After that I began to read and study more and more about Satan and Satanism. In Satanism I found a lot of crazies (but you find them in all religions) and I found a few things that worried me or which I didn’t agree with. But I found far more that I did agree with, which was quite a surprise and revelation. Indeed, after a while I couldn’t really think of many reasons why I didn’t call myself a Satanist already. There were just two in fact. The first was my relationship with Hathor. I asked her in prayer and meditation if she would be comfortable with my inviting another deity into my life alongside her. She kept saying yes, but I didn’t believe her. In the end she more or less snapped at me “I have already said yes!” So that was that. Finally the only question was whether I was truly willing to go against convention myself, break that taboo and call myself a Satanist. The answer was yes.

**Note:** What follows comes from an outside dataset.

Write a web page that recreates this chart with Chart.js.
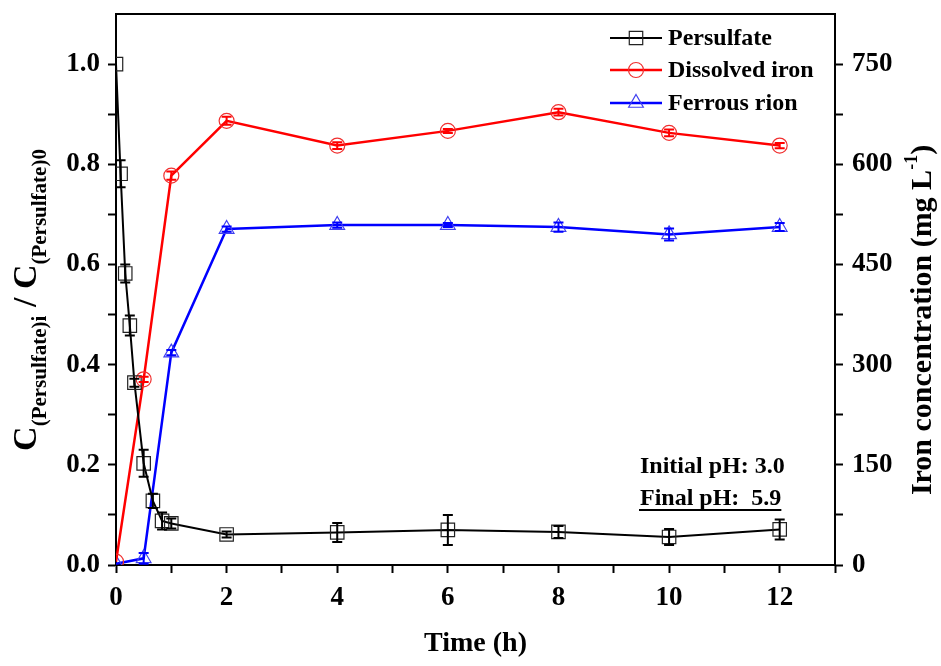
<!DOCTYPE html>
<html>
<head>
<meta charset="utf-8">
<script src="https://cdn.jsdelivr.net/npm/chart.js@4/dist/chart.umd.min.js"></script>
<style>
  html, body { margin: 0; padding: 0; background: #fff; }
  #wrap { width: 941px; height: 666px; }
</style>
</head>
<body>
<div id="wrap"><canvas id="c" width="941" height="666"></canvas></div>
<script>
// Sampling times (h) and measured values
const timePersulfate = [0, 0.083, 0.167, 0.25, 0.333, 0.5, 0.667, 0.833, 1, 2, 4, 6, 8, 10, 12];
const persulfateRatio = [1.0, 0.781, 0.582, 0.478, 0.364, 0.203, 0.128, 0.088, 0.083, 0.061, 0.065, 0.070, 0.066, 0.056, 0.071];
const persulfateError = [0, 0.027, 0.018, 0.02, 0.008, 0.027, 0.014, 0.017, 0.01, 0.006, 0.019, 0.03, 0.012, 0.016, 0.02];

const timeIron = [0, 0.5, 1, 2, 4, 6, 8, 10, 12];
const dissolvedIron = [5, 278, 583, 665, 628, 650, 678, 647, 628];
const dissolvedIronError = [0, 4, 6, 6, 5, 3, 5, 5, 4];
const ferrousIron = [2, 10, 318, 503, 509, 509, 506, 495, 506];
const ferrousIronError = [0, 8, 4, 4, 4, 3, 7, 9, 6];

const seriesLabels = ['Persulfate', 'Dissolved iron', 'Ferrous rion'];
const phNotes = ['Initial pH: 3.0', 'Final pH:  5.9'];

const FONT = "'Liberation Serif', 'Times New Roman', serif";

const toPoints = (xs, ys) => xs.map((x, i) => ({ x: x, y: ys[i] }));

// Vertical error bars with caps, drawn through the chart scales
const errorBarPlugin = {
  id: 'errorBars',
  afterDatasetsDraw(chart) {
    const ctx = chart.ctx;
    const xs = chart.scales.x;
    chart.data.datasets.forEach((ds) => {
      const ys = chart.scales[ds.yAxisID];
      ctx.save();
      ctx.strokeStyle = ds.borderColor;
      ctx.lineWidth = 2;
      ds.data.forEach((p, j) => {
        const e = ds.errors[j];
        if (!e) return;
        const x = xs.getPixelForValue(p.x);
        const yTop = ys.getPixelForValue(p.y + e);
        const yBot = ys.getPixelForValue(p.y - e);
        ctx.beginPath();
        ctx.moveTo(x, yTop); ctx.lineTo(x, yBot);
        ctx.moveTo(x - 5, yTop); ctx.lineTo(x + 5, yTop);
        ctx.moveTo(x - 5, yBot); ctx.lineTo(x + 5, yBot);
        ctx.stroke();
      });
      ctx.restore();
    });
  }
};

// Draws a run of text pieces (with sub/superscripts) centred on the origin
function drawRich(ctx, segs) {
  let total = 0;
  segs.forEach(s => {
    ctx.font = 'bold ' + s.size + 'px ' + FONT;
    s.w = ctx.measureText(s.text).width;
    total += s.w;
  });
  let x = -total / 2;
  ctx.textBaseline = 'alphabetic';
  ctx.textAlign = 'left';
  segs.forEach(s => {
    ctx.font = 'bold ' + s.size + 'px ' + FONT;
    ctx.fillText(s.text, x, s.dy || 0);
    x += s.w;
  });
}

const decorPlugin = {
  id: 'decor',
  afterDraw(chart) {
    const ctx = chart.ctx;
    const a = chart.chartArea;
    ctx.save();
    ctx.fillStyle = '#000';
    ctx.strokeStyle = '#000';

    // top frame line
    ctx.lineWidth = 2;
    ctx.beginPath();
    ctx.moveTo(a.left - 1, a.top);
    ctx.lineTo(a.right + 1, a.top);
    ctx.stroke();

    // legend: line sample + marker + label
    const rows = [38, 70, 103];
    chart.data.datasets.forEach((ds, i) => {
      const y = rows[i];
      ctx.strokeStyle = ds.borderColor;
      ctx.lineWidth = ds.borderWidth;
      ctx.beginPath();
      ctx.moveTo(610, y); ctx.lineTo(662, y);
      ctx.stroke();
      ctx.strokeStyle = ds.pointBorderColor;
      ctx.fillStyle = 'rgba(0,0,0,0)';
      ctx.lineWidth = ds.pointBorderWidth;
      Chart.helpers.drawPoint(ctx, {
        pointStyle: ds.pointStyle, radius: ds.pointRadius, rotation: 0, borderWidth: ds.pointBorderWidth
      }, 636, y);
      ctx.fillStyle = '#000';
      ctx.font = 'bold 24px ' + FONT;
      ctx.textAlign = 'left';
      ctx.textBaseline = 'middle';
      ctx.fillText(ds.label, 668, y + 1);
    });

    // pH notes
    ctx.fillStyle = '#000';
    ctx.font = 'bold 24px ' + FONT;
    ctx.textAlign = 'left';
    ctx.textBaseline = 'alphabetic';
    ctx.fillText(phNotes[0], 640, 473);
    ctx.fillText(phNotes[1], 640, 505);
    const w = ctx.measureText(phNotes[1]).width;
    ctx.lineWidth = 2;
    ctx.strokeStyle = '#000';
    ctx.beginPath();
    ctx.moveTo(639, 510); ctx.lineTo(640 + w, 510);
    ctx.stroke();

    // x-axis title
    ctx.font = 'bold 28px ' + FONT;
    ctx.textAlign = 'center';
    ctx.fillText('Time (h)', (a.left + a.right) / 2, 651);

    // left y-axis title
    ctx.save();
    ctx.translate(36, 300);
    ctx.rotate(-Math.PI / 2);
    drawRich(ctx, [
      { text: 'C', size: 34 },
      { text: '(Persulfate)i', size: 21, dy: 10 },
      { text: ' / ', size: 34 },
      { text: 'C', size: 34 },
      { text: '(Persulfate)0', size: 21, dy: 10 }
    ]);
    ctx.restore();

    // right y-axis title
    ctx.save();
    ctx.translate(931, 320);
    ctx.rotate(-Math.PI / 2);
    drawRich(ctx, [
      { text: 'Iron concentration (mg L', size: 30 },
      { text: '-1', size: 18, dy: -14 },
      { text: ')', size: 30 }
    ]);
    ctx.restore();

    ctx.restore();
  }
};

const tickFont = { family: FONT, size: 27, weight: 'bold' };

// Vertical axes keep a fixed width and no extra label overhang above/below
const fixVertical = width => s => { s.width = width; s.paddingTop = 0; s.paddingBottom = 0; };

new Chart(document.getElementById('c'), {
  type: 'line',
  data: {
    datasets: [
      {
        label: seriesLabels[0],
        data: toPoints(timePersulfate, persulfateRatio),
        errors: persulfateError,
        yAxisID: 'y',
        borderColor: '#000',
        borderWidth: 2,
        pointStyle: 'rect',
        pointRadius: 9.5,
        pointBorderColor: '#222',
        pointBackgroundColor: 'rgba(0,0,0,0)',
        pointBorderWidth: 1.2,
        tension: 0
      },
      {
        label: seriesLabels[1],
        data: toPoints(timeIron, dissolvedIron),
        errors: dissolvedIronError,
        yAxisID: 'y1',
        borderColor: '#ff0000',
        borderWidth: 2.5,
        pointStyle: 'circle',
        pointRadius: 7.5,
        pointBorderColor: '#f03030',
        pointBackgroundColor: 'rgba(0,0,0,0)',
        pointBorderWidth: 1.2,
        tension: 0
      },
      {
        label: seriesLabels[2],
        data: toPoints(timeIron, ferrousIron),
        errors: ferrousIronError,
        yAxisID: 'y1',
        borderColor: '#0000ff',
        borderWidth: 2.5,
        pointStyle: 'triangle',
        pointRadius: 8.5,
        pointBorderColor: '#4040f0',
        pointBackgroundColor: 'rgba(0,0,0,0)',
        pointBorderWidth: 1.2,
        tension: 0
      }
    ]
  },
  options: {
    responsive: false,
    animation: false,
    devicePixelRatio: 1,
    layout: { padding: { top: 14, left: 0, right: 0, bottom: 0 } },
    plugins: { legend: { display: false }, tooltip: { enabled: false } },
    scales: {
      x: {
        type: 'linear',
        min: 0, max: 13,
        border: { color: '#000', width: 2 },
        grid: { drawOnChartArea: false, tickLength: 8, tickWidth: 2, tickColor: '#000' },
        ticks: {
          stepSize: 1, autoSkip: false, maxRotation: 0, padding: 9,
          color: '#000', font: tickFont,
          callback: v => (v % 2 === 0 && v <= 12) ? String(v) : ''
        },
        afterFit: s => { s.height = 101; s.paddingLeft = 0; s.paddingRight = 0; }
      },
      y: {
        position: 'left',
        min: 0, max: 1.1,
        border: { color: '#000', width: 2 },
        grid: {
          drawOnChartArea: false, tickLength: 8, tickWidth: 2,
          tickColor: c => (Math.round(c.tick.value * 10) >= 11 ? 'rgba(0,0,0,0)' : '#000')
        },
        ticks: {
          stepSize: 0.1, autoSkip: false, padding: 8,
          color: '#000', font: tickFont,
          callback: v => {
            const k = Math.round(v * 10);
            return (k % 2 === 0 && k <= 10) ? (k / 10).toFixed(1) : '';
          }
        },
        afterFit: fixVertical(116)
      },
      y1: {
        position: 'right',
        min: 0, max: 825,
        border: { color: '#000', width: 2 },
        grid: {
          drawOnChartArea: false, tickLength: 8, tickWidth: 2,
          tickColor: c => (c.tick.value >= 825 ? 'rgba(0,0,0,0)' : '#000')
        },
        ticks: {
          stepSize: 75, autoSkip: false, padding: 9,
          color: '#000', font: tickFont,
          callback: v => (v % 150 === 0 && v <= 750) ? String(v) : ''
        },
        afterFit: fixVertical(106)
      }
    }
  },
  plugins: [errorBarPlugin, decorPlugin]
});
</script>
</body>
</html>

After a short ritual of dedication in which I invited him into my heart and into my life, there was no doubting his response. In all my spiritual life and magical workings I have never felt such a strong presence in and around me. It was a little unnerving at first.But I trust him implicitly. It is early days but I already recognize some of the work he is doing with me.

There have of course been moments of fear and doubt as there are whenever we make big decisions in life, but Satan is my Lord now and I am certainly a Satanist.